„Oud vonnis ontlast genocideverdachte Rwanda”
AMSTERDAM (ANP) – Een vonnis uit 2003 tegen tientallen verdachten van genocide in Rwanda is ontlastend voor Yvonne Basebya, die vanaf maandag in Den Haag eveneens terechtstaat voor genocide in haar vaderland. Dat zegt haar advocaat Victor Koppe, die de rechtbank vroeg justitie te manen om deze uitspraak op te sporen.
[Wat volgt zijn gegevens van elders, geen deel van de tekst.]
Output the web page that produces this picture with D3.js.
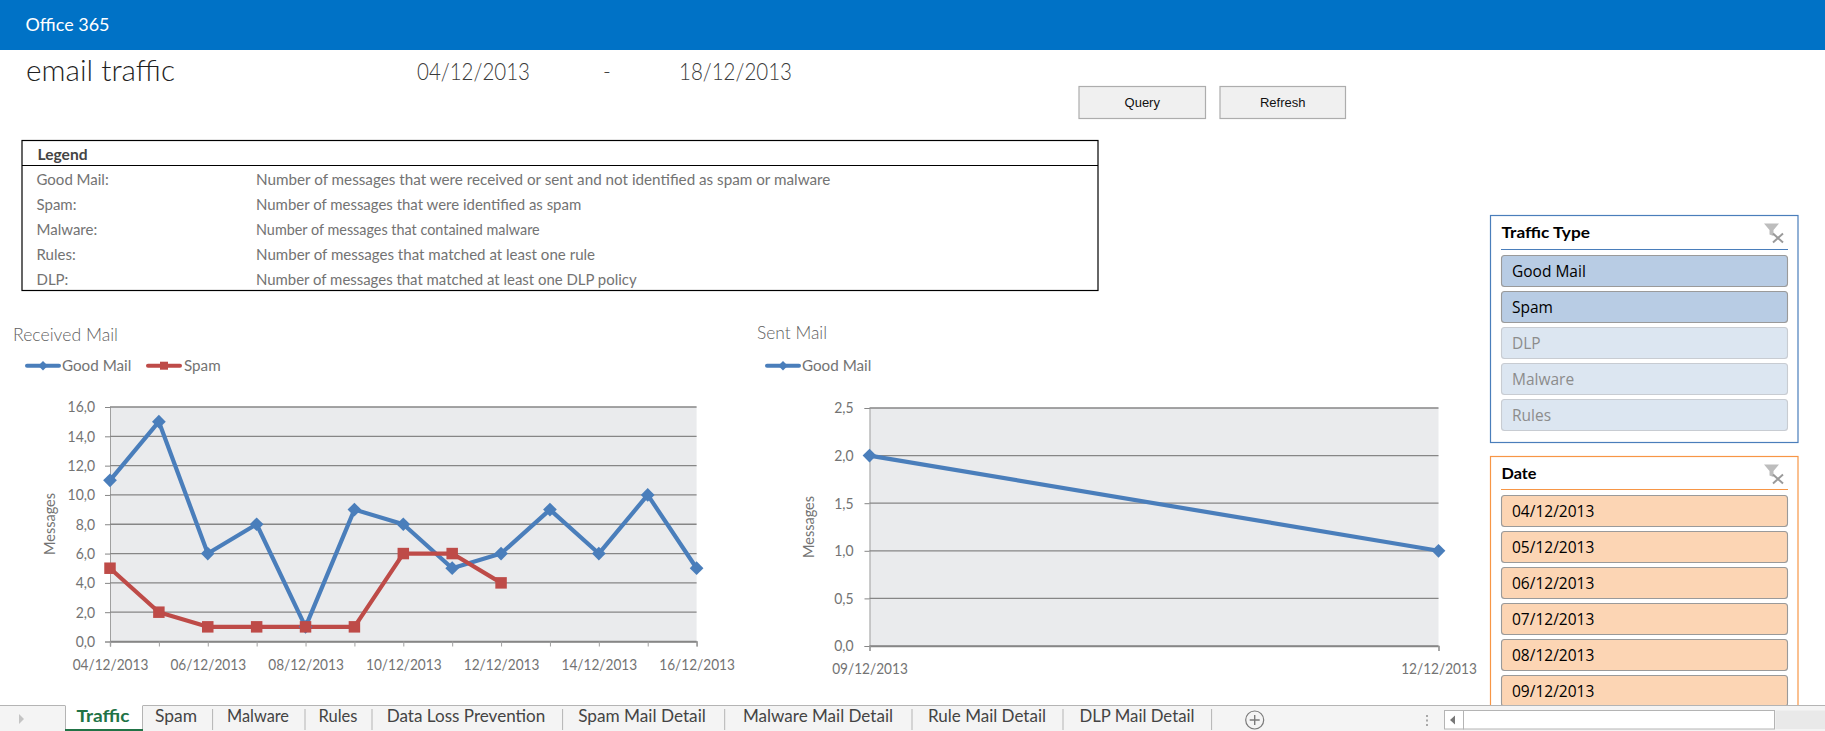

Het vonnis van deze rechtbank in de Rwandese hoofdstad Kigali is afgelopen week aan het dossier toegevoegd, aldus Koppe. Het oordeel gaat over de massaslachting bij de Pallotines Kerk in de wijk Gikondo. Daar werden zeker 100 mensen, vermoedelijk allemaal Tutsi’s, vermoord en deze slachting wordt gezien als het eerste bewijs dat er genocide in het Afrikaanse land plaatsvond.
Het Openbaar Ministerie (OM) in ons land vervolgt Basebya meer omdat zij onder meer de opdrachtgever voor de slachting begin april 1994 zou zijn geweest. De verdenking tegen de vrouw omvat meer aanklachten. Ze zou ook betrokken zijn bij andere moorden in haar wijk en de voorbereidingen van de volkerenmoord.
Koppe stelt dat de naam van Basebya in de ruim honderd pagina ’s tellende uitspraak één keer voorkomt, maar de man waarmee ze in verband wordt gebracht, werd door de rechtbank vrijgesproken. „Dat zij slechts een keer in zijn zaak wordt genoemd, zegt veel. Zeker als ze, zoals justitie betoogt, een zeer prominente rol zou hebben gespeeld”, aldus de raadsman.
In 1994 werden naar schatting tussen de 500.000 en 1 miljoen mensen het slachtoffer van een uiterst bloedige strijd tussen Hutu’s en Tutsi’s. Volgens het OM zou de verdachte leiding hebben gegeven aan een groep jonge Hutu’s die met kapmessen aan het moorden sloeg. Ze zou bovendien de hoogst geplaatste vrouw zijn binnen de extremistische CDR-partij.
De vrouw ontkent zelf alle aantijgingen en volgens Koppe is het bewijs tegen haar slechts afkomstig van een klein groepje oud-buurtgenoten. Basebya zegt dat ze het slachtoffer is van leugens van dit groepje. Ook zouden er veel getuigen zijn die juist die de aantijgingen ontkrachten. N. zou ook kinderen van Tutsi’s in haar huis hebben opgevangen om ze te beschermen tegen de slachtingen.
Uiteindelijk vluchtte de vrouw naar Nederland waar ze in 2004 de Nederlandse nationaliteit kreeg. In 2010 werd ze opgepakt, sinds de zomer is ze weer op vrije voeten. De zaak tegen Basebya gaat 2 maanden duren. De uitspraak volgt waarschijnlijk pas in 2013.